-- Start Data shown --

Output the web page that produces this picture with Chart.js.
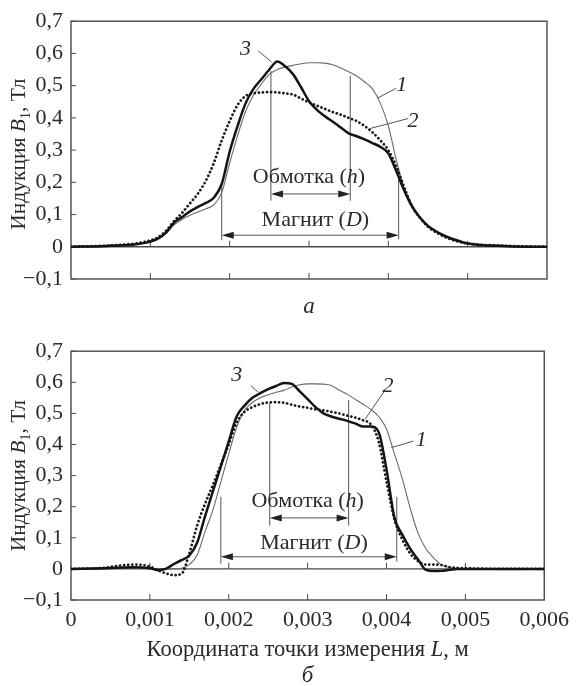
<!DOCTYPE html>
<html>
<head>
<meta charset="utf-8">
<script src="https://cdn.jsdelivr.net/npm/chart.js@4.4.1/dist/chart.umd.min.js"></script>
<style>
  body { margin: 0; background: #fff; }
  #wrap { position: relative; width: 576px; height: 686px; background: #fff; }
  canvas { position: absolute; left: 0; }
  #panelA { top: 0; }
  #panelB { top: 330px; }
</style>
</head>
<body>
<div id="wrap">
  <canvas id="panelA" width="576" height="330"></canvas>
  <canvas id="panelB" width="576" height="356"></canvas>
</div>
<script>
// measurement coordinate L, m (shared by all curves)
const xCoords = [0, 0.0004, 0.0006, 0.0008, 0.001, 0.0011, 0.0012, 0.0013, 0.0014, 0.0015,
  0.0016, 0.0017, 0.0018, 0.0019, 0.002, 0.0021, 0.0022, 0.0023, 0.0024, 0.0025,
  0.0026, 0.0027, 0.0028, 0.0029, 0.003, 0.0031, 0.0032, 0.0033, 0.0034, 0.0035,
  0.0036, 0.0037, 0.0038, 0.0039, 0.004, 0.0041, 0.0042, 0.0043, 0.0044, 0.0045,
  0.0046, 0.0047, 0.0048, 0.0049, 0.005, 0.0055, 0.006];

// panel "а": induction B1, T
const topCurve1 = [0, 0.002, 0.004, 0.007, 0.015, 0.024, 0.042, 0.068, 0.085, 0.098,
  0.108, 0.118, 0.13, 0.168, 0.26, 0.345, 0.42, 0.47, 0.505, 0.535,
  0.55, 0.558, 0.563, 0.568, 0.571, 0.571, 0.57, 0.565, 0.555, 0.543,
  0.53, 0.512, 0.49, 0.445, 0.375, 0.27, 0.18, 0.125, 0.09, 0.065,
  0.048, 0.035, 0.025, 0.017, 0.01, 0.002, 0];
const topCurve2 = [0, 0.003, 0.006, 0.01, 0.02, 0.03, 0.05, 0.08, 0.105, 0.135,
  0.165, 0.205, 0.26, 0.33, 0.39, 0.44, 0.468, 0.476, 0.479, 0.48,
  0.479, 0.476, 0.472, 0.46, 0.448, 0.438, 0.428, 0.418, 0.41, 0.4,
  0.39, 0.375, 0.355, 0.33, 0.3, 0.25, 0.185, 0.125, 0.09, 0.062,
  0.045, 0.032, 0.022, 0.015, 0.01, 0.003, 0];
const topCurve3 = [0, 0.002, 0.004, 0.007, 0.016, 0.026, 0.045, 0.075, 0.092, 0.11,
  0.124, 0.136, 0.152, 0.195, 0.295, 0.375, 0.445, 0.49, 0.52, 0.55,
  0.575, 0.56, 0.535, 0.495, 0.452, 0.425, 0.405, 0.388, 0.37, 0.352,
  0.343, 0.333, 0.322, 0.31, 0.29, 0.235, 0.175, 0.125, 0.09, 0.065,
  0.048, 0.035, 0.025, 0.017, 0.01, 0.002, 0];

// panel "б"
const bottomCurve1 = [0, 0.001, 0.002, 0.003, 0.002, 0, 0, 0, 0.002, 0.014,
  0.045, 0.12, 0.19, 0.28, 0.37, 0.455, 0.51, 0.535, 0.55, 0.56,
  0.568, 0.574, 0.585, 0.592, 0.595, 0.595, 0.594, 0.59, 0.575, 0.562,
  0.546, 0.53, 0.513, 0.49, 0.45, 0.37, 0.29, 0.195, 0.115, 0.065,
  0.035, 0.013, 0.004, 0.002, 0, 0, 0];
const bottomCurve2 = [0, 0.003, 0.01, 0.014, 0.008, -0.004, -0.014, -0.02, -0.016, 0.05,
  0.14, 0.21, 0.27, 0.335, 0.4, 0.47, 0.505, 0.52, 0.53, 0.535,
  0.536, 0.534, 0.528, 0.522, 0.518, 0.513, 0.51, 0.505, 0.5, 0.493,
  0.487, 0.478, 0.465, 0.41, 0.28, 0.16, 0.095, 0.05, 0.025, 0.014,
  0.014, 0.012, 0.006, 0.003, 0.002, 0, 0];
const bottomCurve3 = [0, 0.002, 0.004, 0.005, 0.002, -0.004, 0, 0.015, 0.028, 0.043,
  0.085, 0.17, 0.25, 0.33, 0.41, 0.49, 0.525, 0.55, 0.565, 0.578,
  0.588, 0.598, 0.595, 0.571, 0.546, 0.52, 0.5, 0.49, 0.483, 0.476,
  0.468, 0.458, 0.458, 0.44, 0.32, 0.165, 0.11, 0.065, 0.03, -0.003,
  -0.007, -0.006, -0.003, 0, 0, 0, 0];

// winding (h) and magnet (D) boundaries, m
const windingBounds = [0.00252, 0.00352];
const magnetBounds = [0.0019, 0.00413];

const SERIF = '"Liberation Serif", "DejaVu Serif", serif';
const INK = '#2a2a2a';
const FRAME = '#4a4a4a';

// annotation layout for each panel (values in data units)
const topMarks = {
  windingTop: [0.546, 0.531], windingBottom: 0.143,
  magnetTop: [0.197, 0.244], magnetBottom: [0.02, 0.024],
  windingArrow: 0.164, magnetArrow: 0.036,
  windingText: [0.003, 0.198], magnetText: [0.00308, 0.063],
  numbers: [
    ['3', 0.0022, 0.595, [0.00236, 0.608, 0.00253, 0.573]],
    ['1', 0.00417, 0.484, [0.0041, 0.492, 0.00386, 0.461]],
    ['2', 0.00431, 0.372, [0.00425, 0.398, 0.00377, 0.367]]
  ]
};
const bottomMarks = {
  windingTop: [0.534, 0.543], windingBottom: 0.139,
  magnetTop: [0.232, 0.232], magnetBottom: [0.017, 0.024],
  windingArrow: 0.164, magnetArrow: 0.039,
  windingText: [0.003, 0.198], magnetText: [0.00308, 0.063],
  numbers: [
    ['3', 0.0021, 0.605, [0.00228, 0.589, 0.00237, 0.569]],
    ['2', 0.00402, 0.569, [0.00398, 0.574, 0.00373, 0.482]],
    ['1', 0.00444, 0.396, [0.00434, 0.411, 0.00406, 0.39]]
  ]
};

function fontFor(style, size) {
  if (style === 'i') return `italic ${size}px ${SERIF}`;
  if (style === 'sub') return `${Math.round(size * 0.65)}px ${SERIF}`;
  return `${size}px ${SERIF}`;
}

// draw text made of plain / italic / subscript parts, centred on x, y = baseline
function drawRich(ctx, parts, x, y, size) {
  ctx.textAlign = 'left';
  ctx.textBaseline = 'alphabetic';
  const widths = parts.map(([t, s]) => { ctx.font = fontFor(s, size); return ctx.measureText(t).width; });
  let cx = x - widths.reduce((a, b) => a + b, 0) / 2;
  parts.forEach(([t, s], i) => {
    ctx.font = fontFor(s, size);
    ctx.fillText(t, cx, y + (s === 'sub' ? size * 0.22 : 0));
    cx += widths[i];
  });
}

function seg(ctx, x1, y1, x2, y2) {
  ctx.beginPath(); ctx.moveTo(x1, y1); ctx.lineTo(x2, y2); ctx.stroke();
}

function arrowHead(ctx, tipX, y, dir) {
  ctx.beginPath();
  ctx.moveTo(tipX, y);
  ctx.lineTo(tipX - dir * 12, y - 3.5);
  ctx.lineTo(tipX - dir * 12, y + 3.5);
  ctx.closePath();
  ctx.fill();
}

const panelPlugin = {
  id: 'panel',
  beforeDatasetsDraw(chart, args, opts) {
    const { ctx, chartArea: a, scales: { x, y } } = chart;
    const m = opts.marks;
    ctx.save();
    ctx.strokeStyle = FRAME;
    ctx.lineWidth = 1.4;
    ctx.strokeRect(a.left, a.top, a.right - a.left, a.bottom - a.top);
    const y0 = y.getPixelForValue(0);
    seg(ctx, a.left, y0, a.right, y0);
    ctx.lineWidth = 1;
    y.ticks.forEach(t => {
      const py = y.getPixelForValue(t.value);
      seg(ctx, a.left, py, a.left + 5, py);
    });
    x.ticks.forEach(t => {
      const px = x.getPixelForValue(t.value);
      if (px < a.left + 2 || px > a.right - 2) return;
      seg(ctx, px, a.bottom, px, a.bottom - 6);
      seg(ctx, px, y0, px, y0 - 6);
    });

    // winding and magnet markers
    ctx.strokeStyle = '#555';
    ctx.fillStyle = '#222';
    ctx.lineWidth = 1;
    windingBounds.forEach((b, i) => {
      const px = x.getPixelForValue(b);
      seg(ctx, px, y.getPixelForValue(m.windingBottom), px, y.getPixelForValue(m.windingTop[i]));
    });
    magnetBounds.forEach((b, i) => {
      const px = x.getPixelForValue(b);
      seg(ctx, px, y.getPixelForValue(m.magnetBottom[i]), px, y.getPixelForValue(m.magnetTop[i]));
    });
    [[windingBounds, m.windingArrow], [magnetBounds, m.magnetArrow]].forEach(([b, v]) => {
      const x1 = x.getPixelForValue(b[0]), x2 = x.getPixelForValue(b[1]);
      const py = y.getPixelForValue(v);
      seg(ctx, x1 + 6, py, x2 - 6, py);
      arrowHead(ctx, x1, py, -1);
      arrowHead(ctx, x2, py, 1);
    });
    ctx.restore();
  },
  afterDatasetsDraw(chart, args, opts) {
    const { ctx, chartArea: a, scales: { x, y } } = chart;
    const m = opts.marks;
    ctx.save();
    ctx.fillStyle = INK;
    drawRich(ctx, [['Обмотка (', ''], ['h', 'i'], [')', '']],
      x.getPixelForValue(m.windingText[0]), y.getPixelForValue(m.windingText[1]), 22);
    drawRich(ctx, [['Магнит (', ''], ['D', 'i'], [')', '']],
      x.getPixelForValue(m.magnetText[0]), y.getPixelForValue(m.magnetText[1]), 22);

    ctx.strokeStyle = '#555';
    ctx.lineWidth = 1;
    m.numbers.forEach(([label, lx, ly, lead]) => {
      seg(ctx, x.getPixelForValue(lead[0]), y.getPixelForValue(lead[1]),
        x.getPixelForValue(lead[2]), y.getPixelForValue(lead[3]));
      drawRich(ctx, [[label, 'i']], x.getPixelForValue(lx), y.getPixelForValue(ly), 22);
    });

    // axis titles
    const cx = (a.left + a.right) / 2;
    ctx.save();
    ctx.translate(25, (a.top + a.bottom) / 2 + opts.yTitleShift);
    ctx.rotate(-Math.PI / 2);
    drawRich(ctx, [['Индукция ', ''], ['B', 'i'], ['1', 'sub'], [', Тл', '']], 0, 0, 21.5);
    ctx.restore();
    if (opts.xTitle) {
      drawRich(ctx, [['Координата точки измерения ', ''], ['L', 'i'], [', м', '']], cx, opts.xTitle, 22.5);
    }
    drawRich(ctx, [[opts.letter, 'i']], cx, opts.letterY, 23);
    ctx.restore();
  }
};

const fmtY = v => {
  const r = Math.round(v * 10) / 10;
  if (r === 0) return '0';
  const s = Math.abs(r).toFixed(1).replace('.', ',');
  return r < 0 ? '\u2212' + s : s;
};
const fmtX = v => {
  const r = Math.round(v * 10000) / 10000;
  return r === 0 ? '0' : r.toFixed(3).replace('.', ',');
};

function curve(ys, style, order) {
  return Object.assign({
    data: xCoords.map((x, i) => ({ x, y: ys[i] })),
    pointRadius: 0,
    fill: false,
    cubicInterpolationMode: 'monotone',
    order
  }, style);
}

const thinStyle = { borderColor: '#6a6a6a', borderWidth: 1.1 };
const dotStyle = { borderColor: '#1a1a1a', borderWidth: 2.7, borderDash: [0.1, 4.0], borderCapStyle: 'round' };
const thickStyle = { borderColor: '#141414', borderWidth: 2.5 };

function makePanel(id, c1, c2, c3, cfg) {
  const tickFont = { family: SERIF, size: 22 };
  return new Chart(document.getElementById(id), {
    type: 'line',
    data: {
      datasets: [curve(c1, thinStyle, 3), curve(c2, dotStyle, 2), curve(c3, thickStyle, 1)]
    },
    options: {
      responsive: false,
      animation: false,
      devicePixelRatio: 1,
      layout: { padding: { top: cfg.padTop, right: 29, left: 0, bottom: 0 } },
      plugins: {
        legend: { display: false },
        tooltip: { enabled: false },
        panel: cfg.panel
      },
      scales: {
        x: {
          type: 'linear', min: 0, max: 0.006,
          grid: { display: false, drawTicks: false },
          border: { display: false },
          ticks: { display: cfg.showX, stepSize: 0.001, padding: 7, maxRotation: 0, autoSkip: false,
            font: tickFont, color: INK, callback: fmtX },
          afterFit: s => { s.height = cfg.xHeight; }
        },
        y: {
          min: -0.1, max: 0.7,
          grid: { display: false, drawTicks: false },
          border: { display: false },
          ticks: { stepSize: 0.1, padding: 8, font: tickFont, color: INK, callback: fmtY },
          afterFit: s => { s.width = 71; }
        }
      }
    },
    plugins: [panelPlugin]
  });
}

makePanel('panelA', topCurve1, topCurve2, topCurve3, {
  padTop: 16, xHeight: 51, showX: false,
  panel: { marks: topMarks, letter: 'а', letterY: 313, xTitle: null, yTitleShift: 4 }
});
makePanel('panelB', bottomCurve1, bottomCurve2, bottomCurve3, {
  padTop: 7, xHeight: 86, showX: true,
  panel: { marks: bottomMarks, letter: 'б', letterY: 352, xTitle: 326, yTitleShift: 0 }
});
</script>
</body>
</html>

-- End Data shown --

# Problem:
Repeat the lines exactly as they stand, from the opening line of the data through the line with "0.0046, 0.0047, 0.0048, 0.0049, 0.005, 0.0055, 0.006];". Pictures stay out of the copy.

# Output of the exercise:
Output the web page that produces this picture with Chart.js.
<!DOCTYPE html>
<html>
<head>
<meta charset="utf-8">
<script src="https://cdn.jsdelivr.net/npm/chart.js@4.4.1/dist/chart.umd.min.js"></script>
<style>
  body { margin: 0; background: #fff; }
  #wrap { position: relative; width: 576px; height: 686px; background: #fff; }
  canvas { position: absolute; left: 0; }
  #panelA { top: 0; }
  #panelB { top: 330px; }
</style>
</head>
<body>
<div id="wrap">
  <canvas id="panelA" width="576" height="330"></canvas>
  <canvas id="panelB" width="576" height="356"></canvas>
</div>
<script>
// measurement coordinate L, m (shared by all curves)
const xCoords = [0, 0.0004, 0.0006, 0.0008, 0.001, 0.0011, 0.0012, 0.0013, 0.0014, 0.0015,
  0.0016, 0.0017, 0.0018, 0.0019, 0.002, 0.0021, 0.0022, 0.0023, 0.0024, 0.0025,
  0.0026, 0.0027, 0.0028, 0.0029, 0.003, 0.0031, 0.0032, 0.0033, 0.0034, 0.0035,
  0.0036, 0.0037, 0.0038, 0.0039, 0.004, 0.0041, 0.0042, 0.0043, 0.0044, 0.0045,
  0.0046, 0.0047, 0.0048, 0.0049, 0.005, 0.0055, 0.006];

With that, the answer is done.